■ **Data shown**:
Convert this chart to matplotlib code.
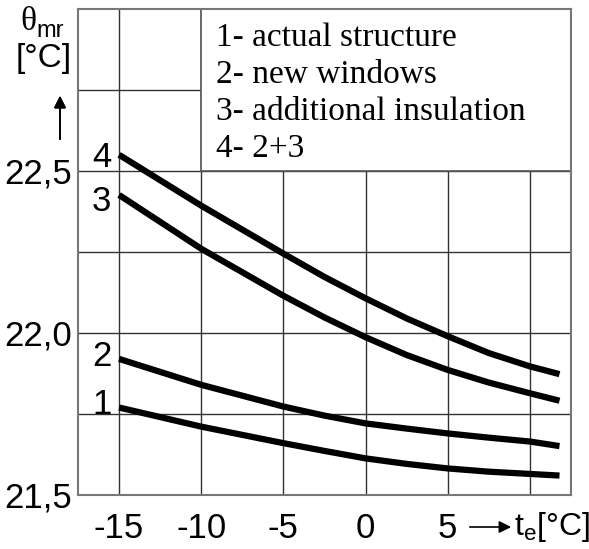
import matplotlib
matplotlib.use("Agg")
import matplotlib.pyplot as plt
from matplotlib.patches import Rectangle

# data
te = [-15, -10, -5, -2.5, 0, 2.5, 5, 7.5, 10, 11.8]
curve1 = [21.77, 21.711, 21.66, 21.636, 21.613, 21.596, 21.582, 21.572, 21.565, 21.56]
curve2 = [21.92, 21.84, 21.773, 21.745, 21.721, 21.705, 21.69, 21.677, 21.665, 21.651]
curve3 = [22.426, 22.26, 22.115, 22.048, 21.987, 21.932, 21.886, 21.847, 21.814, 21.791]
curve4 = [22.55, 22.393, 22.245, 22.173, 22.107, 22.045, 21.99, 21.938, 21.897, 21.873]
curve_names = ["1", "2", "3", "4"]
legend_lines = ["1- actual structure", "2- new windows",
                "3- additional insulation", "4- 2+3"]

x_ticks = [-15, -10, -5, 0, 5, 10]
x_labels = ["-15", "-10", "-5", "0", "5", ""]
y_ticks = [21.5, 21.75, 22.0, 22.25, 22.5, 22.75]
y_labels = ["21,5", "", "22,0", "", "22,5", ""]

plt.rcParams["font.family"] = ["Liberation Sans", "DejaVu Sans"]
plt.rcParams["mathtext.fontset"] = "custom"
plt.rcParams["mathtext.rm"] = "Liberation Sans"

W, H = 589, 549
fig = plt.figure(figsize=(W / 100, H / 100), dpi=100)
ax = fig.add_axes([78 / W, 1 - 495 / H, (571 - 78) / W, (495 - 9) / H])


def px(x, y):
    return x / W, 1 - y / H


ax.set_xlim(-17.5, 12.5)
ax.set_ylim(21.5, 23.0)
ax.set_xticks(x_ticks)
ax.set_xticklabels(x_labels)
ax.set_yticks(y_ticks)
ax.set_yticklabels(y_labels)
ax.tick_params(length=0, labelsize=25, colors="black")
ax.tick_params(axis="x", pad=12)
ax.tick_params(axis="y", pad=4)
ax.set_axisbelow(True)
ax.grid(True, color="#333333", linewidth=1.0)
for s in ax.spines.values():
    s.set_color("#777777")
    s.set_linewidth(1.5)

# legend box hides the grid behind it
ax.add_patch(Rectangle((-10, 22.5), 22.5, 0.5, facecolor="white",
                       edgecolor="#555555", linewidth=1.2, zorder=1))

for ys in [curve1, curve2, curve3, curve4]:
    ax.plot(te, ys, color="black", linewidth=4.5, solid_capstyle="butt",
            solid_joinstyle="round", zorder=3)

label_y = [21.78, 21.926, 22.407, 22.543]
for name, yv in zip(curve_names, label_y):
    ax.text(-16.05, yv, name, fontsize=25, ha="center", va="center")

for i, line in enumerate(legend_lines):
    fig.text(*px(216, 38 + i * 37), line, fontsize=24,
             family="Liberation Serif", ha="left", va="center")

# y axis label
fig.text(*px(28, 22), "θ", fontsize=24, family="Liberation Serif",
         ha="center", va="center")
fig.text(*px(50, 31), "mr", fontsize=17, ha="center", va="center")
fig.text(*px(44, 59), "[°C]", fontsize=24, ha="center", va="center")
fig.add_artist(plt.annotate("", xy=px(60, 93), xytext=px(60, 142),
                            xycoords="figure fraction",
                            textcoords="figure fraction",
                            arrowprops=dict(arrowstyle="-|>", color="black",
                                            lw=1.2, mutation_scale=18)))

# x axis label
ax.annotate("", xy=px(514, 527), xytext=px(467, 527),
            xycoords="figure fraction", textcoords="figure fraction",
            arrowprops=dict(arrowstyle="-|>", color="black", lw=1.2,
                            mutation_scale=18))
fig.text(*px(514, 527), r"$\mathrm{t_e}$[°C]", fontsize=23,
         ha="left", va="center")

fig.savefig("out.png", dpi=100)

■ **Problem statement**:
Write out the material above once more, exactly as it reads, with no pictures.

■ **Written response**:
Convert this chart to matplotlib code.
import matplotlib
matplotlib.use("Agg")
import matplotlib.pyplot as plt
from matplotlib.patches import Rectangle

# data
te = [-15, -10, -5, -2.5, 0, 2.5, 5, 7.5, 10, 11.8]
curve1 = [21.77, 21.711, 21.66, 21.636, 21.613, 21.596, 21.582, 21.572, 21.565, 21.56]
curve2 = [21.92, 21.84, 21.773, 21.745, 21.721, 21.705, 21.69, 21.677, 21.665, 21.651]
curve3 = [22.426, 22.26, 22.115, 22.048, 21.987, 21.932, 21.886, 21.847, 21.814, 21.791]
curve4 = [22.55, 22.393, 22.245, 22.173, 22.107, 22.045, 21.99, 21.938, 21.897, 21.873]
curve_names = ["1", "2", "3", "4"]
legend_lines = ["1- actual structure", "2- new windows",
                "3- additional insulation", "4- 2+3"]

x_ticks = [-15, -10, -5, 0, 5, 10]
x_labels = ["-15", "-10", "-5", "0", "5", ""]
y_ticks = [21.5, 21.75, 22.0, 22.25, 22.5, 22.75]
y_labels = ["21,5", "", "22,0", "", "22,5", ""]

plt.rcParams["font.family"] = ["Liberation Sans", "DejaVu Sans"]
plt.rcParams["mathtext.fontset"] = "custom"
plt.rcParams["mathtext.rm"] = "Liberation Sans"

W, H = 589, 549
fig = plt.figure(figsize=(W / 100, H / 100), dpi=100)
ax = fig.add_axes([78 / W, 1 - 495 / H, (571 - 78) / W, (495 - 9) / H])


def px(x, y):
    return x / W, 1 - y / H


ax.set_xlim(-17.5, 12.5)
ax.set_ylim(21.5, 23.0)
ax.set_xticks(x_ticks)
ax.set_xticklabels(x_labels)
ax.set_yticks(y_ticks)
ax.set_yticklabels(y_labels)
ax.tick_params(length=0, labelsize=25, colors="black")
ax.tick_params(axis="x", pad=12)
ax.tick_params(axis="y", pad=4)
ax.set_axisbelow(True)
ax.grid(True, color="#333333", linewidth=1.0)
for s in ax.spines.values():
    s.set_color("#777777")
    s.set_linewidth(1.5)

# legend box hides the grid behind it
ax.add_patch(Rectangle((-10, 22.5), 22.5, 0.5, facecolor="white",
                       edgecolor="#555555", linewidth=1.2, zorder=1))

for ys in [curve1, curve2, curve3, curve4]:
    ax.plot(te, ys, color="black", linewidth=4.5, solid_capstyle="butt",
            solid_joinstyle="round", zorder=3)

label_y = [21.78, 21.926, 22.407, 22.543]
for name, yv in zip(curve_names, label_y):
    ax.text(-16.05, yv, name, fontsize=25, ha="center", va="center")

for i, line in enumerate(legend_lines):
    fig.text(*px(216, 38 + i * 37), line, fontsize=24,
             family="Liberation Serif", ha="left", va="center")

# y axis label
fig.text(*px(28, 22), "θ", fontsize=24, family="Liberation Serif",
         ha="center", va="center")
fig.text(*px(50, 31), "mr", fontsize=17, ha="center", va="center")
fig.text(*px(44, 59), "[°C]", fontsize=24, ha="center", va="center")
fig.add_artist(plt.annotate("", xy=px(60, 93), xytext=px(60, 142),
                            xycoords="figure fraction",
                            textcoords="figure fraction",
                            arrowprops=dict(arrowstyle="-|>", color="black",
                                            lw=1.2, mutation_scale=18)))

# x axis label
ax.annotate("", xy=px(514, 527), xytext=px(467, 527),
            xycoords="figure fraction", textcoords="figure fraction",
            arrowprops=dict(arrowstyle="-|>", color="black", lw=1.2,
                            mutation_scale=18))
fig.text(*px(514, 527), r"$\mathrm{t_e}$[°C]", fontsize=23,
         ha="left", va="center")

fig.savefig("out.png", dpi=100)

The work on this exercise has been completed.